- **Source data**
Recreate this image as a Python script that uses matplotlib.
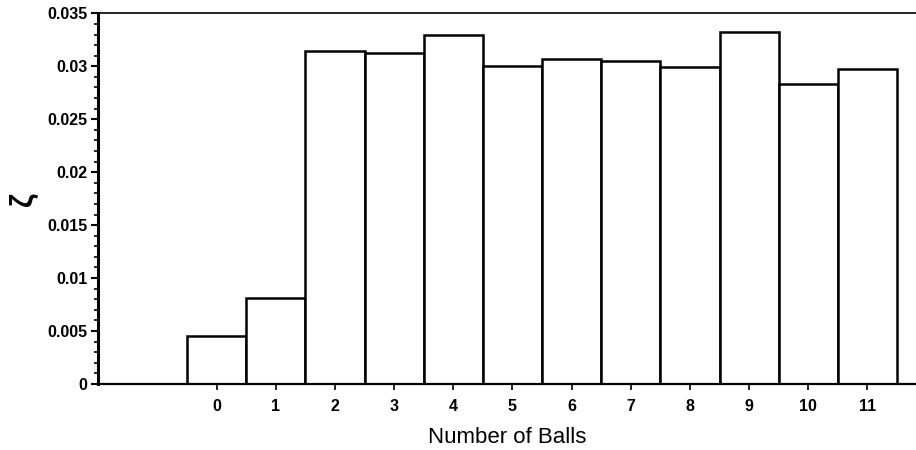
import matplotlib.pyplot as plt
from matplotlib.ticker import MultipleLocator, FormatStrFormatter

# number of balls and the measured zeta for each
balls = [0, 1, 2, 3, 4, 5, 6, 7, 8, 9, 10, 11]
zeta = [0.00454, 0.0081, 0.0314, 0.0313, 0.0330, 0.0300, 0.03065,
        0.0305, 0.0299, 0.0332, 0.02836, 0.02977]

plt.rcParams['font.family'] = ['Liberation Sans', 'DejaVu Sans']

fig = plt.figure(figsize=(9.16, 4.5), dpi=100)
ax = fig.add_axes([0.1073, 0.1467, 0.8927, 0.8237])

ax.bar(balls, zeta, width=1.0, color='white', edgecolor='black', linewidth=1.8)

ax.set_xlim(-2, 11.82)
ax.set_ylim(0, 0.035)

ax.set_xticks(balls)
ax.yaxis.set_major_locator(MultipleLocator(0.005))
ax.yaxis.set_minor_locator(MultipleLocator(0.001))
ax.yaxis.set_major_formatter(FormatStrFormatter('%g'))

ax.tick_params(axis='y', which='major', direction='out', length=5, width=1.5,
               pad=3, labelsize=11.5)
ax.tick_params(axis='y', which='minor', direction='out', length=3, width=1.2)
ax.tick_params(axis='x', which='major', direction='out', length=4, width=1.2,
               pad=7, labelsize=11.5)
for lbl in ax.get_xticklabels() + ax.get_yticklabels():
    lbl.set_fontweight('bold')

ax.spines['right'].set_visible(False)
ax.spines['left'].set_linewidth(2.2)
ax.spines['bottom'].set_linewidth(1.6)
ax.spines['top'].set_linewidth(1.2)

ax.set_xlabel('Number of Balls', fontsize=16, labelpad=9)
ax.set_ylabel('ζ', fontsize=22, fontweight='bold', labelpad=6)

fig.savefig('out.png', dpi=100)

- **Stated exercise**
Exactly restate the lines from the beginning of the data through the line with "ax.set_ylim(0, 0.035)", and no others, keeping pictures out.

- **Exercise solution**
Recreate this image as a Python script that uses matplotlib.
import matplotlib.pyplot as plt
from matplotlib.ticker import MultipleLocator, FormatStrFormatter

# number of balls and the measured zeta for each
balls = [0, 1, 2, 3, 4, 5, 6, 7, 8, 9, 10, 11]
zeta = [0.00454, 0.0081, 0.0314, 0.0313, 0.0330, 0.0300, 0.03065,
        0.0305, 0.0299, 0.0332, 0.02836, 0.02977]

plt.rcParams['font.family'] = ['Liberation Sans', 'DejaVu Sans']

fig = plt.figure(figsize=(9.16, 4.5), dpi=100)
ax = fig.add_axes([0.1073, 0.1467, 0.8927, 0.8237])

ax.bar(balls, zeta, width=1.0, color='white', edgecolor='black', linewidth=1.8)

ax.set_xlim(-2, 11.82)
ax.set_ylim(0, 0.035)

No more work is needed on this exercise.